On January 15, 2009, the author of the former websites Caritas Spes Sumy and Ave Maria created a website for the Sumian Historical Web Society under the title Ave Maria to elucidate different historical subjects, including the history of religion and the church.
The history of the Church of the Annunciation of the Blessed Virgin Mary in Sumy depicts an example of the persecution of the Roman Catholic Church in the Soviet Union.
Likewise, the Church of the Immaculate Conception of the Virgin Mary in Romny underwent a similar test. For a short period after the 1917–1923 Russian civil war, the church, in Romanesque architectural style, was confiscated. The chapel was subject to total destruction. Nothing remains of its existence but a strip of ruined wall, which in the past joined the chapel to the temple. The church was used for other purposes for decades (the Ministry of Education turned it over to the disposal of the polytechnic secondary school, which was housed on the premises.)

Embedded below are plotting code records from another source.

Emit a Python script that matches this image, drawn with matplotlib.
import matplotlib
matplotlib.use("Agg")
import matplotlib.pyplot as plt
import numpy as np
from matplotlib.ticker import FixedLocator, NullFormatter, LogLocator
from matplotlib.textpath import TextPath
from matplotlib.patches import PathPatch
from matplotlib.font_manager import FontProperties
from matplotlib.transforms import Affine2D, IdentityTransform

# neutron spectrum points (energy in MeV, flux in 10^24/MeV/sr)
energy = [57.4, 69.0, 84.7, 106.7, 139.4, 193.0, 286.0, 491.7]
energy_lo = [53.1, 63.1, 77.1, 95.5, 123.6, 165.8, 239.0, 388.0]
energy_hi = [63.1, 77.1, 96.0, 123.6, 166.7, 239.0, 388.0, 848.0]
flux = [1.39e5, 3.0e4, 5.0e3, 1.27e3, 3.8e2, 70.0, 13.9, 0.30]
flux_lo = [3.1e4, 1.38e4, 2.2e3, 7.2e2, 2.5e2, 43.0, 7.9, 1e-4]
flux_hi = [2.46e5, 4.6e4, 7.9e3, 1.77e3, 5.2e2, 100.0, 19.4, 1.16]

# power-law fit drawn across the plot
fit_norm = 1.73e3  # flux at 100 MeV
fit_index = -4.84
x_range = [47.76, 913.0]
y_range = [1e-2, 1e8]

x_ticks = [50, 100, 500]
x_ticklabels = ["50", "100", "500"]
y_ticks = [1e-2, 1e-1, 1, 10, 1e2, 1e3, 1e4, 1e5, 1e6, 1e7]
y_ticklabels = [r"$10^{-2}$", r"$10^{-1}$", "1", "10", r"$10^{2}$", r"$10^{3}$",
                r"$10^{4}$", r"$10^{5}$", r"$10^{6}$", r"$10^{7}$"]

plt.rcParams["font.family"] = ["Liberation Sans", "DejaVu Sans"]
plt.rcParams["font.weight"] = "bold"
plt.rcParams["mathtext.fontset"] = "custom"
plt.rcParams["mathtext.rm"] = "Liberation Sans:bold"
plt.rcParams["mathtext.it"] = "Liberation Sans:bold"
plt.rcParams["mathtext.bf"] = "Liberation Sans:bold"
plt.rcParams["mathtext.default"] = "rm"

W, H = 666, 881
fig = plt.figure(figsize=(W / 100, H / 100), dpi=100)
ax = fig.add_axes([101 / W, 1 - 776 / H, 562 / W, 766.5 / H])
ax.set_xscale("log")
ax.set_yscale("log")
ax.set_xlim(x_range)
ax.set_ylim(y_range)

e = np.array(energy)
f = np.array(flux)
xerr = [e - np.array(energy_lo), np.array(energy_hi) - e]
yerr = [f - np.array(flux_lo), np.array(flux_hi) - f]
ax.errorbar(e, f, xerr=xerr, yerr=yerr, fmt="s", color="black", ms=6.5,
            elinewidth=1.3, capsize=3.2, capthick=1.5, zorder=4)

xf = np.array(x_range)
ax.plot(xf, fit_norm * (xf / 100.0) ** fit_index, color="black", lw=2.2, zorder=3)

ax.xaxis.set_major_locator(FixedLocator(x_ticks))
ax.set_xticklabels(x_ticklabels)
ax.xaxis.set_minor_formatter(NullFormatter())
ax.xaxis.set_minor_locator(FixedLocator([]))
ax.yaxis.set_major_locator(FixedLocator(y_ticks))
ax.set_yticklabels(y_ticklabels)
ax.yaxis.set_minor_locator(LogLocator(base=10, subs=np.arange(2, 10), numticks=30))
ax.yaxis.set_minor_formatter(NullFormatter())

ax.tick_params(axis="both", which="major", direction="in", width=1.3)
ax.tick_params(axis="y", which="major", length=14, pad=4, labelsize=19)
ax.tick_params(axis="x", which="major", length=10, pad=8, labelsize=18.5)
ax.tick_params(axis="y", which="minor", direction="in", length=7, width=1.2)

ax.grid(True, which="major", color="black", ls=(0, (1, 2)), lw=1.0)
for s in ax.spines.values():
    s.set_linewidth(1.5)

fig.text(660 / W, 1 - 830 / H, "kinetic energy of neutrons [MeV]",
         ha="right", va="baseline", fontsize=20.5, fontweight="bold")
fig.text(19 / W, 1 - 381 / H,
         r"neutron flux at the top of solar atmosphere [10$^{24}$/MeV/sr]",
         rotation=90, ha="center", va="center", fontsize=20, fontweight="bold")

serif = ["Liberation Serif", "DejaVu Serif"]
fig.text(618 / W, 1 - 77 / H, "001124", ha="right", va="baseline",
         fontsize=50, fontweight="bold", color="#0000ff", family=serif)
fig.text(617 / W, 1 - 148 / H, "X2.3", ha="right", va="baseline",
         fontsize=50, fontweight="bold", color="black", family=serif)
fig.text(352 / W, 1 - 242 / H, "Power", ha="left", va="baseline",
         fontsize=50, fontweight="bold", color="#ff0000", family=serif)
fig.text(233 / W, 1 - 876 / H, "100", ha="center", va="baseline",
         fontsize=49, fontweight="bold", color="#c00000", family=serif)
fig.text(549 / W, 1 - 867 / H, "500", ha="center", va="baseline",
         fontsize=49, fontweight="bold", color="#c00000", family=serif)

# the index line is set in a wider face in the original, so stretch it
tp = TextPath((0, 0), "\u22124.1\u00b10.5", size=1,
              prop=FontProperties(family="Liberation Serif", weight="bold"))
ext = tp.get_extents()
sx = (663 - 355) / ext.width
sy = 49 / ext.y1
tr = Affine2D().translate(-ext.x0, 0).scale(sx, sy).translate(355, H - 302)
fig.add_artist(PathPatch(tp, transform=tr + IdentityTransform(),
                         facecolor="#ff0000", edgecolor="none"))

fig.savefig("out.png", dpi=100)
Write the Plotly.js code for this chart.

The parish could be content with very little–open-air services were conducted by a priest who came from Sumy, across the street in the courtyard which belonged to a married couple who had become parishioners. To return the church to the ownership of the Holy See was a difficult task. However, Fr. Stanislav Tanatarov, appointed to Sumy in September 1999, always considered it possible, and at a special conference convened in Romny he proclaimed his aspiration to reconsecrate the church. He initially succeeded in reclaiming the church's first floor and then the ground floor, the minister's house, and other edifices.
The Church of Our Lady of Fatima, third in the Roman Catholic Deanery of Sumy, has come a long way before a new Roman Catholic church was constructed in 2005 in Konotop in modern style and consecrated.
Called Seven Winds by the local inhabitants, it is one of the town's sights owing to Jeff Woolthy, a young member of the Holy Apostles parish in Colorado Springs, USA. He made the donation to the Church of Our Lady of Fatima in memory of his prematurely deceased wife. The parish priest of Konotop is Fr. Zbignev.
The center of the fourth parish, a chapel named in honour of St. Joseph, is currently located in a private home in Shostka. Its parish priest is Fr. Thomas.